▶ Task requirements:
Transcribe the records that follow in their entirety, omitting any pictures.

▶ Extracted records:
____

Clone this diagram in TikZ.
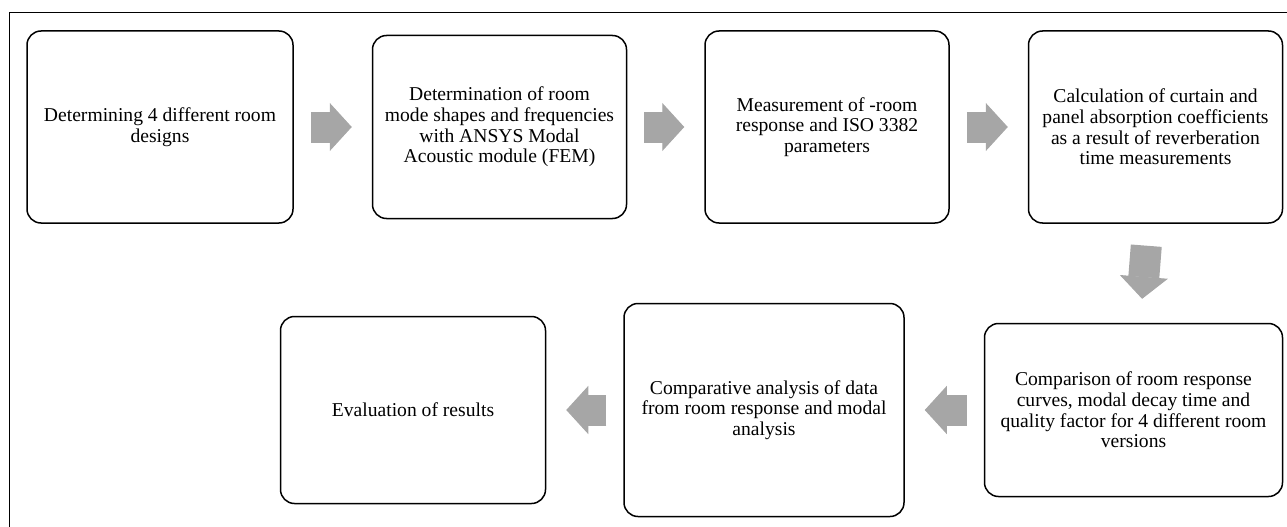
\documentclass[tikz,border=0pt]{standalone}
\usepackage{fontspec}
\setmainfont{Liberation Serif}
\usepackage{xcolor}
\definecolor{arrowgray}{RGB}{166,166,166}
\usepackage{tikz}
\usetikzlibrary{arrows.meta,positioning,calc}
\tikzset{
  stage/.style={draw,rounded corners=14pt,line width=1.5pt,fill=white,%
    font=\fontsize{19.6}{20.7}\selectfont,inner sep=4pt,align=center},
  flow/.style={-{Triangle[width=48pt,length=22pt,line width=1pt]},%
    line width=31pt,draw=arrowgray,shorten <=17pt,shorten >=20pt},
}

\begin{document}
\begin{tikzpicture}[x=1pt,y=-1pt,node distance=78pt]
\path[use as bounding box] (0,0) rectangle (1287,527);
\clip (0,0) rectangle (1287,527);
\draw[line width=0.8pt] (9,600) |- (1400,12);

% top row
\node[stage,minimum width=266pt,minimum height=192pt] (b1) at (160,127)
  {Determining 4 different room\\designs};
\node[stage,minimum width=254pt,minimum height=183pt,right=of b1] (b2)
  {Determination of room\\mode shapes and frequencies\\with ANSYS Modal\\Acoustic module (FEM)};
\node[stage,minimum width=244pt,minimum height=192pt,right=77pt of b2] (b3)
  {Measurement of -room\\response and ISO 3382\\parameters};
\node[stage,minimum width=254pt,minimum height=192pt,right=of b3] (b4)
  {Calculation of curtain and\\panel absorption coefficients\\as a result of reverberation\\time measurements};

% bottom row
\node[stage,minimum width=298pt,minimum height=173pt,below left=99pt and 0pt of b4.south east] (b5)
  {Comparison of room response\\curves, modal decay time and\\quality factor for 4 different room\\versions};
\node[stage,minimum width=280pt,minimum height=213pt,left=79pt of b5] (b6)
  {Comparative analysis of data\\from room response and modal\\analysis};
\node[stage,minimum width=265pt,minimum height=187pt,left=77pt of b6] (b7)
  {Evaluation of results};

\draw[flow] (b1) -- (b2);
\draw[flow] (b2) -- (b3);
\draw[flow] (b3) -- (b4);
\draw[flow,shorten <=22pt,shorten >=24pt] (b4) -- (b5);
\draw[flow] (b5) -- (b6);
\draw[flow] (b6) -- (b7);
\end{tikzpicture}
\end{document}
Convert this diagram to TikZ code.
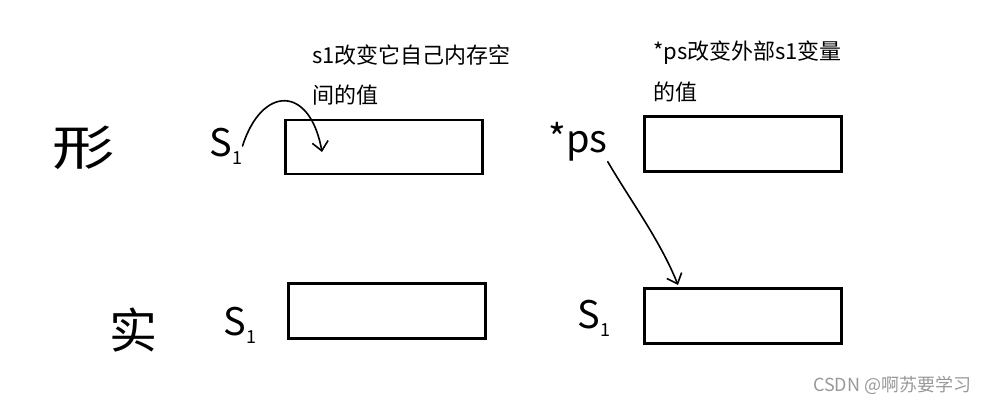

____

▶ The result:
Clone this diagram in TikZ.
\documentclass[tikz,border=0pt]{standalone}
\usepackage{fontspec}
\setmainfont{Liberation Serif}
\usepackage{xcolor}
\definecolor{arrowgray}{RGB}{166,166,166}
\usepackage{tikz}
\usetikzlibrary{arrows.meta,positioning,calc}
\tikzset{
  stage/.style={draw,rounded corners=14pt,line width=1.5pt,fill=white,%
    font=\fontsize{19.6}{20.7}\selectfont,inner sep=4pt,align=center},
  flow/.style={-{Triangle[width=48pt,length=22pt,line width=1pt]},%
    line width=31pt,draw=arrowgray,shorten <=17pt,shorten >=20pt},
}

\begin{document}
\begin{tikzpicture}[x=1pt,y=-1pt,node distance=78pt]
\path[use as bounding box] (0,0) rectangle (1287,527);
\clip (0,0) rectangle (1287,527);
\draw[line width=0.8pt] (9,600) |- (1400,12);

% top row
\node[stage,minimum width=266pt,minimum height=192pt] (b1) at (160,127)
  {Determining 4 different room\\designs};
\node[stage,minimum width=254pt,minimum height=183pt,right=of b1] (b2)
  {Determination of room\\mode shapes and frequencies\\with ANSYS Modal\\Acoustic module (FEM)};
\node[stage,minimum width=244pt,minimum height=192pt,right=77pt of b2] (b3)
  {Measurement of -room\\response and ISO 3382\\parameters};
\node[stage,minimum width=254pt,minimum height=192pt,right=of b3] (b4)
  {Calculation of curtain and\\panel absorption coefficients\\as a result of reverberation\\time measurements};

% bottom row
\node[stage,minimum width=298pt,minimum height=173pt,below left=99pt and 0pt of b4.south east] (b5)
  {Comparison of room response\\curves, modal decay time and\\quality factor for 4 different room\\versions};
\node[stage,minimum width=280pt,minimum height=213pt,left=79pt of b5] (b6)
  {Comparative analysis of data\\from room response and modal\\analysis};
\node[stage,minimum width=265pt,minimum height=187pt,left=77pt of b6] (b7)
  {Evaluation of results};

\draw[flow] (b1) -- (b2);
\draw[flow] (b2) -- (b3);
\draw[flow] (b3) -- (b4);
\draw[flow,shorten <=22pt,shorten >=24pt] (b4) -- (b5);
\draw[flow] (b5) -- (b6);
\draw[flow] (b6) -- (b7);
\end{tikzpicture}
\end{document}
Convert this diagram to TikZ code.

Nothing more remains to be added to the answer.